What did I actually say to this woman? First, let me tell you how I got out of my turning-50-funk. A few weeks after my party, I agreed to clear out some of my books in our family-shared study. I had just watched that Marie Kondo show and was genuinely moved by the spirit of thankfulness at the heart of the decluttering exercise. Sitting on the floor engulfed in a sea of books, my eyes caught on The Beetle Bush. It was published in 1976 and was about a feisty little girl who fights her feelings of creative frustration by planting a garden. It was one of the first chapter books that I’d ever read – I probably read it more than a hundred times – and had truly loved it. But when I opened it up, I noticed that long ago I had taken a pencil and lightly coloured in the girl’s face. I had gotten sick of reading books with characters that didn’t look like me and thought, “screw this!” And made it right. Like a boss.
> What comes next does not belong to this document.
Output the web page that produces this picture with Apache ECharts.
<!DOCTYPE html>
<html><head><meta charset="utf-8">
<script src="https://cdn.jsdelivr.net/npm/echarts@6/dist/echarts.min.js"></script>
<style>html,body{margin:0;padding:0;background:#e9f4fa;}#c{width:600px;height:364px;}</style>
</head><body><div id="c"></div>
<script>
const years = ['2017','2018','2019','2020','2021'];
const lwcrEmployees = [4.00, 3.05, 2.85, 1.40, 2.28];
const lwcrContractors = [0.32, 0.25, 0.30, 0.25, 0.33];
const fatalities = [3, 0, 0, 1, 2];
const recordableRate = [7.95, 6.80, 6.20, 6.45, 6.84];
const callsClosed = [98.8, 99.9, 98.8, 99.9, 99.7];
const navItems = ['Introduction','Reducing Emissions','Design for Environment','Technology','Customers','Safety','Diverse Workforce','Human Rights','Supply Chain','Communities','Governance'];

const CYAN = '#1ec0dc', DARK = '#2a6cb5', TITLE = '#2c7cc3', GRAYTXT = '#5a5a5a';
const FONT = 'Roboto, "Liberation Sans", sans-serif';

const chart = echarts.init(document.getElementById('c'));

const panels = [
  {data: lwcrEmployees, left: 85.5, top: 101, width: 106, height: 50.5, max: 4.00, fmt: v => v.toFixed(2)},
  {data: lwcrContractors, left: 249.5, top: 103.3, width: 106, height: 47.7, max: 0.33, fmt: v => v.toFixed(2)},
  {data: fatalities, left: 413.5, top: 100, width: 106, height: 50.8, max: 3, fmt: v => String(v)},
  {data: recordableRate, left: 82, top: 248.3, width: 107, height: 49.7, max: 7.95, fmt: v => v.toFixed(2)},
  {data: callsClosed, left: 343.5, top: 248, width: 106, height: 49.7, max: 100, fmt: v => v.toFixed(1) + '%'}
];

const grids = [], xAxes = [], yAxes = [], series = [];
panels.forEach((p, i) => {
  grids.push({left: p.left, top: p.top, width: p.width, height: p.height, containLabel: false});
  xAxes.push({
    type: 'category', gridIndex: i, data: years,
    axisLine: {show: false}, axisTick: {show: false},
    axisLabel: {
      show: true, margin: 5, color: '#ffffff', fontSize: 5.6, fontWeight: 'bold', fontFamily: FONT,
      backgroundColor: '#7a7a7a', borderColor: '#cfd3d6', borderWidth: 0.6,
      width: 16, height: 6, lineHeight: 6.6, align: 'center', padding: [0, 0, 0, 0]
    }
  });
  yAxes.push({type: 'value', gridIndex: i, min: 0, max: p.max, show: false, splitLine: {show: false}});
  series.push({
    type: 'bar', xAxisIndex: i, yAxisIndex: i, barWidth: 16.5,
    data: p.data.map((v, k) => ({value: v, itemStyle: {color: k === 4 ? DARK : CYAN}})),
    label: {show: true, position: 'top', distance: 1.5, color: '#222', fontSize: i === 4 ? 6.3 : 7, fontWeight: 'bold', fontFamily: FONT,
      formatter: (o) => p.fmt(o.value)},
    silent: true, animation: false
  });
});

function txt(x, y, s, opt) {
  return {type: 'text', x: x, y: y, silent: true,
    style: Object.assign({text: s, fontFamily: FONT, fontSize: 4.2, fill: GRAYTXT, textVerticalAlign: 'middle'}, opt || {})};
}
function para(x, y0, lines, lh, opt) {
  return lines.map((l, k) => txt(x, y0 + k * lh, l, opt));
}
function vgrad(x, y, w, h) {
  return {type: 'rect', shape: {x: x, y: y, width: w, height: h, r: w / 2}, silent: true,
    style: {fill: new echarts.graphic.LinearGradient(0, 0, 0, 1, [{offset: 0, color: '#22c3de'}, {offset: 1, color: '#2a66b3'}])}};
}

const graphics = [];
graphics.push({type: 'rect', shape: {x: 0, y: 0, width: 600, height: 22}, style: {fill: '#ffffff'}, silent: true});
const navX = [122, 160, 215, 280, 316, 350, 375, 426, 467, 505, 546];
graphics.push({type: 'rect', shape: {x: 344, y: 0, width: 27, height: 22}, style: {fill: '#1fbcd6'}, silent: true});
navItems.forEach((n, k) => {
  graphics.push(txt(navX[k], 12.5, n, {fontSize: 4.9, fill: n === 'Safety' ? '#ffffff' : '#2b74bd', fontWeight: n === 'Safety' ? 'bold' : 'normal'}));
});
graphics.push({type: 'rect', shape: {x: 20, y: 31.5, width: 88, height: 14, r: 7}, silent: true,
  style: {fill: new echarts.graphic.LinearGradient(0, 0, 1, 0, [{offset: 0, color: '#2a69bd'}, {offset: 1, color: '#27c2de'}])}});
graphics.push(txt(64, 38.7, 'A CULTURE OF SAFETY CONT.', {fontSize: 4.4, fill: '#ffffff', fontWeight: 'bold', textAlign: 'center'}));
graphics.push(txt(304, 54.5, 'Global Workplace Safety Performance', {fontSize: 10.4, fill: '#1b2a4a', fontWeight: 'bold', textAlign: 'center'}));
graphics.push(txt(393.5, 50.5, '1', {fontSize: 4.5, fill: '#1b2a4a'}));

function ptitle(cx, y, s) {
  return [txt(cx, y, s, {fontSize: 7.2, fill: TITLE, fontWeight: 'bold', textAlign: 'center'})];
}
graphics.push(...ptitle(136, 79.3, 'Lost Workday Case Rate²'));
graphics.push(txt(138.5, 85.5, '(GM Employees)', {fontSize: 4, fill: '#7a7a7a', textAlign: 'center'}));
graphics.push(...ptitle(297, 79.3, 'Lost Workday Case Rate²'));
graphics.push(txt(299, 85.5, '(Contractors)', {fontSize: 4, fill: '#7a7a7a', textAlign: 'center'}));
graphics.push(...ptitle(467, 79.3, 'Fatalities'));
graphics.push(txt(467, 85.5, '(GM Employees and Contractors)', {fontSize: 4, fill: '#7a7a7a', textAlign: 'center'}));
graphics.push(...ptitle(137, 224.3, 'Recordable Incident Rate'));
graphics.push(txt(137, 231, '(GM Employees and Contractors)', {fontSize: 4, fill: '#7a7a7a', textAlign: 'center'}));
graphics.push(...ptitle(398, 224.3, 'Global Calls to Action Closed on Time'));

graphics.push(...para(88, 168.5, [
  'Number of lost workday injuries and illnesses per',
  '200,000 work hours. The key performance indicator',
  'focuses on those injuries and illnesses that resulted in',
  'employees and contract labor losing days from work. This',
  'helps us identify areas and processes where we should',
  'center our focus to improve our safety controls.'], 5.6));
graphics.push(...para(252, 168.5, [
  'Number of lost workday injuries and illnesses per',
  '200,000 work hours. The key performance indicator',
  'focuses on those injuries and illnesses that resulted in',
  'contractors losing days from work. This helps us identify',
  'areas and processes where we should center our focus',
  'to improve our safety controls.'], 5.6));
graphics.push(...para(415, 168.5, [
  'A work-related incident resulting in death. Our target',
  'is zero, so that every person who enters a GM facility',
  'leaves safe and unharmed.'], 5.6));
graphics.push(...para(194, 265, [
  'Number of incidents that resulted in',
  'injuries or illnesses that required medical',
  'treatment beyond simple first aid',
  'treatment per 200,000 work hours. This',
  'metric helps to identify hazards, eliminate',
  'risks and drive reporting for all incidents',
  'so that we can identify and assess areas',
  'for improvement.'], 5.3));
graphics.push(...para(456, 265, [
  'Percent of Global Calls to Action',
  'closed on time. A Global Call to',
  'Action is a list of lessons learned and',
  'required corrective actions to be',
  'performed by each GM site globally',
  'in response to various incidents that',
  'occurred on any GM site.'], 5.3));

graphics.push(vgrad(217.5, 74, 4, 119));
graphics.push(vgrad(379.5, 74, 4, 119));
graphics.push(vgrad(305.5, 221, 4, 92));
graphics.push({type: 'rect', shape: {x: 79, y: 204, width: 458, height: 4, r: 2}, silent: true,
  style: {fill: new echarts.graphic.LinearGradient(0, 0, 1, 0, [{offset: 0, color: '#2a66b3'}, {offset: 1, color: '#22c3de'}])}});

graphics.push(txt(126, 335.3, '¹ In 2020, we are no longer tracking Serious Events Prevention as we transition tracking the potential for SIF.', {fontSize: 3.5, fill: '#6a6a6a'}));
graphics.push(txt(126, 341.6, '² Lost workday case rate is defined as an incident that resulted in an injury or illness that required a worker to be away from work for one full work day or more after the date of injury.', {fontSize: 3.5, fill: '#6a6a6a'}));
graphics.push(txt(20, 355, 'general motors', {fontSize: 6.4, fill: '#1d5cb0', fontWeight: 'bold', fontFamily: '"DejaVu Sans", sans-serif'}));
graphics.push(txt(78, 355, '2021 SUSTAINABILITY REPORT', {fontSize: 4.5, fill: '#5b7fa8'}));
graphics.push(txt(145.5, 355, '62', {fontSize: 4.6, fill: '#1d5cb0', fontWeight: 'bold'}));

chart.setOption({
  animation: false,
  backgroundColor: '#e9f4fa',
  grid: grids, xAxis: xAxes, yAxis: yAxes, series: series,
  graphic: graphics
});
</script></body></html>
And then I laughed. Oh, how I laughed.
Sometimes the best lens through which to see and understand discrimination is the one given to us by our families. The one I was given as a child was highly distorted because my parents surrounded me with images of black excellence. Similar to parents who hide kale in brownies, I absorbed these things without realizing that I was being fed nutritious food: Books by black authors that they had found in the library, stories of activists who were forging along through sheer perseverance. It also didn’t hurt that I had great examples in my own family: Such as my grandfather who was one of the first black graduates of McGill’s medical school and the architects, lawyers, teachers, writers and engineers who showed me that I could be who I wanted to be. How can you have feelings that black people are secondary when you come from people like this? How can you sweat 50 in this company?
Which brings me back to the woman in the drugstore.
“Sorry to interrupt,” I said, “but I came here for vitamins.” And then I lifted up the bottle and shook them so she could get a good look. Then I smiled and asked her if she had ever taken any herself. She cleared her throat and pointed to her favourite brand. And then I picked them up, put them in my cart, thanked her and walked away. Like a boss.
Laura Francis lives in Port Perry, Ont.